O Coreto assume-se, tal como sublinhado no programa, como um “verdadeiro laboratório de composição e experimentação” e no incrível espectáculo de ontem apresentou peças encomendadas especialmente para a ocasião a Catarina Sá Ribeiro, Nuno Trocado, João Grilo e João Mortágua, “quatro músicos formados no Porto”, explica-nos o programa, “que, para além das suas importantes vozes criativas e representativas da diversidade do jazz do Porto, se movem em diferentes áreas que, cobrindo disciplinas como a música improvisada, a composição contemporânea ou a sua interacção com outras expressões artísticas, são alvo de abordagens muito distintas”.

Com esses quatro estímulos, o Coreto exibiu-se com toda a sua exuberante profundidade cromática levando-nos a acreditar, em certos momentos, que consegue até reproduzir o som do arco-íris, tamanha a amplitude de cores que consegue expressar.

A primeira composição, de Sá Ribeiro, parece ter nascido da noção de silêncio “cageano”, com os sons do próprio jardim – os pássaros e insectos, a água corrente e a brisa nas folhas – a dialogarem com o piano de Raro num momento de sublime beleza.

Já a composição de Trocado poderia perfeitamente ser central na banda sonora de uma nova versão da Pantera Cor-de-Rosa que pudesse ser assinada por Quentin Tarantino. E foi o barítono de Rui Teixeira que me vendeu essa ideia, pulsante e profundo, a ditar o pulso para a deriva colectiva que teve vários momentos entusiasmantes, incluindo um solo de Susana Santos Silva num registo mais swingado que não se lhe tem escutado nos trabalhos em nome próprio nos tempos mais recentes.
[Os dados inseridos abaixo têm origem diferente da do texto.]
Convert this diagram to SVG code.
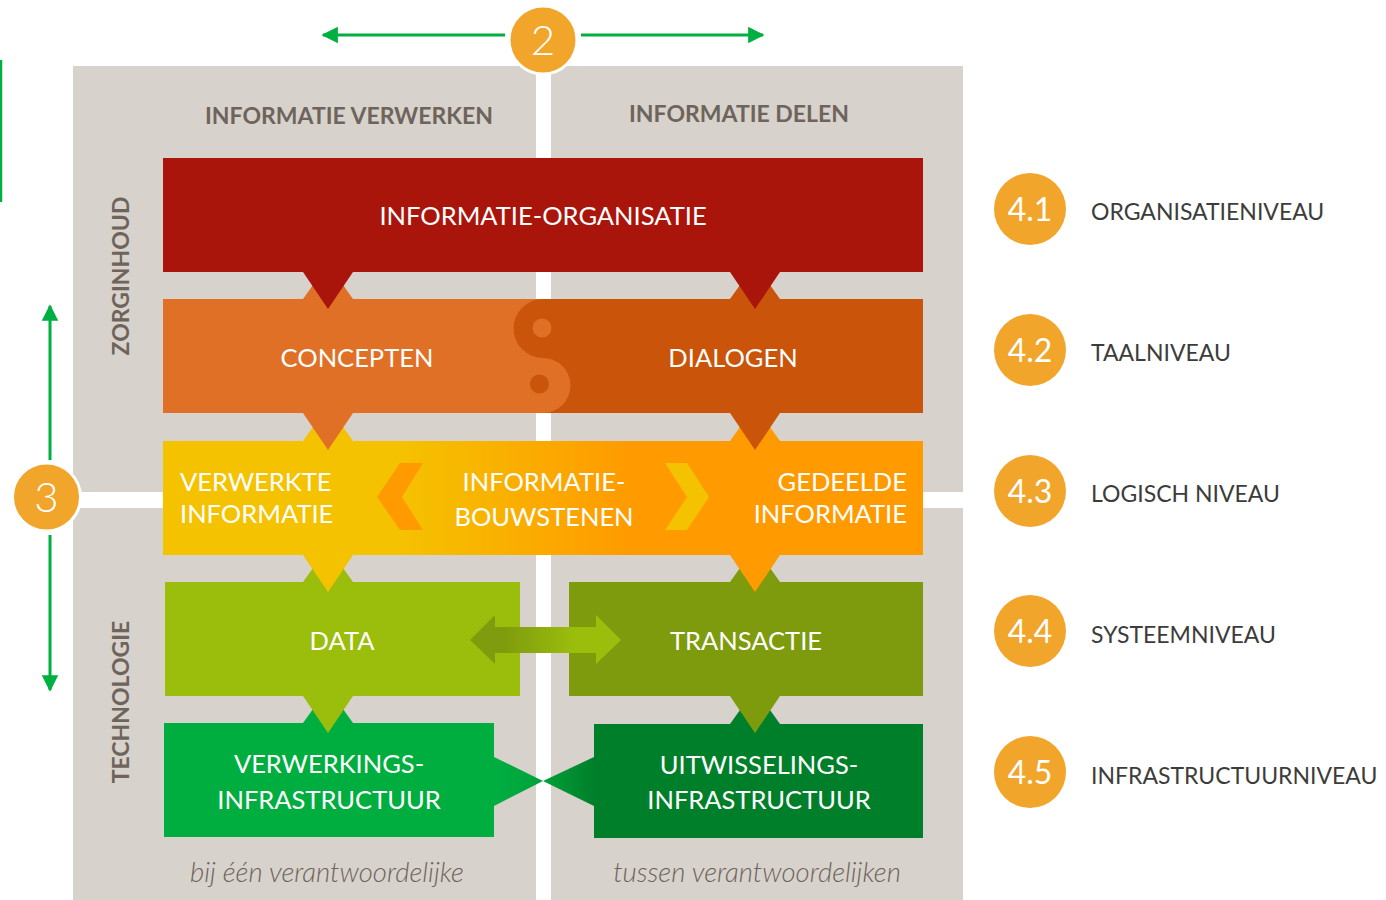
<svg xmlns="http://www.w3.org/2000/svg" width="1386" height="900" viewBox="0 0 1386 900">
<defs>
<style>
.band{font-family:Lato,"Noto Sans",sans-serif;font-size:25.5px;fill:#fff;}
.hdr{font-family:Lato,"Noto Sans",sans-serif;font-size:23px;font-weight:700;fill:#6E645B;}
.it{font-family:Lato,"Noto Sans",sans-serif;font-size:27.5px;font-style:italic;font-weight:300;fill:#6E645B;}
.lbl{font-family:Lato,"Noto Sans",sans-serif;font-size:23px;fill:#3C3C3B;}
.num{font-family:Lato,"Noto Sans",sans-serif;font-size:32px;fill:#fff;}
.big{font-family:Lato,"Noto Sans",sans-serif;font-size:42px;font-weight:300;fill:#fff;}
.circ{fill:#F2A52B;stroke:#fff;stroke-width:3;}
.garrow{stroke:#00AF41;stroke-width:3;fill:none;}
</style>
<linearGradient id="g3" gradientUnits="userSpaceOnUse" x1="163" y1="0" x2="923" y2="0">
<stop offset="0" stop-color="#F5C200"/><stop offset="0.31" stop-color="#F5C200"/><stop offset="0.62" stop-color="#FF9A00"/><stop offset="1" stop-color="#FF9A00"/>
</linearGradient>
<linearGradient id="garr" gradientUnits="userSpaceOnUse" x1="505" y1="0" x2="575" y2="0">
<stop offset="0" stop-color="#7F9C0E"/><stop offset="1" stop-color="#9BBE0C"/>
</linearGradient>
<linearGradient id="gbl" gradientUnits="userSpaceOnUse" x1="494" y1="0" x2="543" y2="0">
<stop offset="0" stop-color="#00AE40"/><stop offset="1" stop-color="#00A23A"/>
</linearGradient>
<linearGradient id="gbr" gradientUnits="userSpaceOnUse" x1="594" y1="0" x2="543" y2="0">
<stop offset="0" stop-color="#007F2B"/><stop offset="1" stop-color="#00A038"/>
</linearGradient>
<marker id="ah" viewBox="0 0 10 10" refX="9" refY="5" markerWidth="5.5" markerHeight="5.5" orient="auto" markerUnits="strokeWidth">
<path d="M0,0 L10,5 L0,10 Z" fill="#00AF41"/>
</marker>
</defs>
<rect width="1386" height="900" fill="#fff"/>

<g id="panels">
<rect x="73" y="66" width="890" height="834" fill="#D7D2CC"/>
<rect x="536" y="66" width="15" height="834" fill="#fff"/>
<rect x="60" y="492" width="903" height="16" fill="#fff"/>
<text class="hdr" x="349" y="124" text-anchor="middle">INFORMATIE VERWERKEN</text>
<text class="hdr" x="739" y="122" text-anchor="middle">INFORMATIE DELEN</text>
<text class="hdr" transform="translate(129,276) rotate(-90)" text-anchor="middle">ZORGINHOUD</text>
<text class="hdr" transform="translate(129,702) rotate(-90)" text-anchor="middle">TECHNOLOGIE</text>
<text class="it" x="327" y="882" text-anchor="middle">bij één verantwoordelijke</text>
<text class="it" x="757" y="882" text-anchor="middle">tussen verantwoordelijken</text>
</g>

<g id="connectors">
<line class="garrow" x1="505" y1="35" x2="323" y2="35" marker-end="url(#ah)"/>
<line class="garrow" x1="581" y1="35" x2="763" y2="35" marker-end="url(#ah)"/>
<line class="garrow" x1="50" y1="460" x2="50" y2="306" marker-end="url(#ah)"/>
<line class="garrow" x1="50" y1="535" x2="50" y2="690" marker-end="url(#ah)"/>
<line x1="1" y1="60" x2="1" y2="202" stroke="#00AF41" stroke-width="2.5"/>
</g>

<g id="organisatie">
<rect x="163" y="158" width="760" height="114" fill="#AA150B"/>
<text class="band" x="543" y="225" text-anchor="middle">INFORMATIE-ORGANISATIE</text>
</g>

<g id="concepten-dialogen">
<rect x="163" y="299" width="380" height="114" fill="#E07026"/>
<rect x="543" y="299" width="380" height="114" fill="#C9540A"/>
<polygon points="303,299 313,285 343,285 353,299" fill="#E07026"/>
<polygon points="730,299 740,285 770,285 780,299" fill="#C9540A"/>
<path d="M543,299 A29.5,29.5 0 0 0 543,358 Z" fill="#C9540A"/>
<path d="M543,358 A27.5,27.5 0 0 1 543,413 Z" fill="#E07026"/>
<circle cx="542" cy="328" r="9.5" fill="#E07026"/>
<circle cx="539.5" cy="384" r="9.5" fill="#C9540A"/>
<text class="band" x="357" y="367" text-anchor="middle">CONCEPTEN</text>
<text class="band" x="733" y="367" text-anchor="middle">DIALOGEN</text>
</g>

<g id="bouwstenen">
<rect x="163" y="441" width="760" height="114" fill="url(#g3)"/>
<polygon points="303,441 313,427 343,427 353,441" fill="url(#g3)"/>
<polygon points="730,441 740,427 770,427 780,441" fill="url(#g3)"/>
<polygon points="400,463 423,463 402,497 423,530 400,530 377,497" fill="#FF9A00"/>
<polygon points="665,463 687,463 709,497 687,530 665,530 687,497" fill="#F5C200"/>
<text class="band" x="180" y="491">VERWERKTE</text>
<text class="band" x="180" y="523">INFORMATIE</text>
<text class="band" x="544" y="491" text-anchor="middle">INFORMATIE-</text>
<text class="band" x="544" y="526" text-anchor="middle">BOUWSTENEN</text>
<text class="band" x="907" y="491" text-anchor="end">GEDEELDE</text>
<text class="band" x="907" y="523" text-anchor="end">INFORMATIE</text>
</g>

<g id="data">
<rect x="165" y="582" width="355" height="114" fill="#9BBE0C"/>
<polygon points="303,582 313,568 343,568 353,582" fill="#9BBE0C"/>
<text class="band" x="342" y="650" text-anchor="middle">DATA</text>
</g>

<g id="transactie">
<rect x="569" y="582" width="354" height="114" fill="#7D9B0D"/>
<polygon points="730,582 740,568 770,568 780,582" fill="#7D9B0D"/>
<text class="band" x="746" y="650" text-anchor="middle">TRANSACTIE</text>
</g>

<g id="data-transactie-arrow">
<polygon points="470,640 495,615 495,627 596,627 596,615 621,640 596,664 596,653 495,653 495,664" fill="url(#garr)"/>
</g>

<g id="verwerkings">
<rect x="164" y="723" width="330" height="114" fill="#00AE40"/>
<polygon points="303,723 313,709 343,709 353,723" fill="#00AE40"/>
<polygon points="494,757 543,781 494,806" fill="url(#gbl)"/>
<text class="band" x="329" y="773" text-anchor="middle">VERWERKINGS-</text>
<text class="band" x="329" y="809" text-anchor="middle">INFRASTRUCTUUR</text>
</g>

<g id="uitwisselings">
<rect x="594" y="724" width="329" height="114" fill="#007F2B"/>
<polygon points="730,724 740,710 770,710 780,724" fill="#007F2B"/>
<polygon points="594,757 543,781 594,806" fill="url(#gbr)"/>
<text class="band" x="759" y="774" text-anchor="middle">UITWISSELINGS-</text>
<text class="band" x="759" y="809" text-anchor="middle">INFRASTRUCTUUR</text>
</g>

<g id="triangles">
<polygon points="303,272 353,272 328,309" fill="#AA150B"/>
<polygon points="730,272 780,272 755,309" fill="#AA150B"/>
<polygon points="303,413 353,413 328,450" fill="#E07026"/>
<polygon points="730,413 780,413 755,450" fill="#C9540A"/>
<polygon points="303,555 353,555 328,592" fill="#F5C200"/>
<polygon points="730,555 780,555 755,592" fill="#FF9A00"/>
<polygon points="303,696 353,696 328,733" fill="#9BBE0C"/>
<polygon points="730,696 780,696 755,733" fill="#7D9B0D"/>
</g>

<g id="circle-2">
<circle class="circ" cx="543" cy="40" r="34"/>
<text class="big" x="543" y="55" text-anchor="middle">2</text>
</g>
<g id="circle-3">
<circle class="circ" cx="46.5" cy="497" r="34"/>
<text class="big" x="46.5" y="512" text-anchor="middle">3</text>
</g>

<g id="legend-4-1">
<circle cx="1030" cy="209" r="36" fill="#F2A52B"/>
<text class="num" x="1030" y="221" text-anchor="middle">4.1</text>
<text class="lbl" x="1091" y="220">ORGANISATIENIVEAU</text>
</g>
<g id="legend-4-2">
<circle cx="1030" cy="350" r="36" fill="#F2A52B"/>
<text class="num" x="1030" y="362" text-anchor="middle">4.2</text>
<text class="lbl" x="1091" y="361">TAALNIVEAU</text>
</g>
<g id="legend-4-3">
<circle cx="1030" cy="491" r="36" fill="#F2A52B"/>
<text class="num" x="1030" y="503" text-anchor="middle">4.3</text>
<text class="lbl" x="1091" y="502">LOGISCH NIVEAU</text>
</g>
<g id="legend-4-4">
<circle cx="1030" cy="631" r="36" fill="#F2A52B"/>
<text class="num" x="1030" y="643" text-anchor="middle">4.4</text>
<text class="lbl" x="1091" y="643">SYSTEEMNIVEAU</text>
</g>
<g id="legend-4-5">
<circle cx="1030" cy="772" r="36" fill="#F2A52B"/>
<text class="num" x="1030" y="784" text-anchor="middle">4.5</text>
<text class="lbl" x="1091" y="784">INFRASTRUCTUURNIVEAU</text>
</g>
</svg>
O compositor João Grilo foi chamado ao palco para disparar, a partir do seu laptop, alguns motivos sonoros que enquadraram a sua peça, mais próxima da música contemporânea e exploratória, iniciando-se com o som processado de uma velha gravação orquestral e terminando uns bons minutos mais tarde com o que soava à captação do mecanismo de um relógio, primeiro, ou de uma calculadora antiga, logo depois, levando o Coreto a soar como uma filarmónica que se atrevesse a tocar Philip Glass. Pelo meio, a exploração do ar que existe nos sopros, em busca do vento e da brisa, da chuva, da água que cai na cascata. Com assobios e tudo. Ar solto sem máscara a soar a liberdade.

E finalmente o colectivo atirou-se a “Careto”, composição soberba de João Mortágua que começou com uma exposição colectiva em modo fanfarra que depois desaguou num Groove herdado dos gaiteiros tradicionais, com Raro a ditar a cadência a partir das figuras circulares do seu piano. Solos de trombone logo depois e uníssonos de contrabaixo, guitarra e sax barítono recortados por rebentamentos de foguete que eram, afinal de contas, acertos firmes na tarola. O poder da música na imaginação é, acredite-se, infinito e foi aqui de forma muito veemente exposto pela composição de João Mortágua.

Uma palavra final para a qualidade sonora: a exuberância cromática e a sofisticação harmónica que o Coreto conjura merece a justiça de um som claro e definido, por vezes algo difícil de se conseguir neste tipo de condições ao ar livre. Mas o contexto da Concha Acústica, por um lado, e o rigor de quem assinou a mistura, por outro, asseguraram a qualidade máxima nesse campo, decisivo certamente para se poder fruir da melhor forma de cada uma das peças.

E foi tudo bonito. Até o clamor dos pássaros que saíram de uma qualquer janela – ou porta – e rumaram aos jardins do Palácio de Cristal.

E hoje, há mais: Filipe Teixeira Trio + Vazio e o Octaedro (11h00), Ensemble Robalo/Porta-Jazz + Nuno Campos (17h00) e Miguel Rodrigues + Encomenda a Hristo Goleminov (21h00).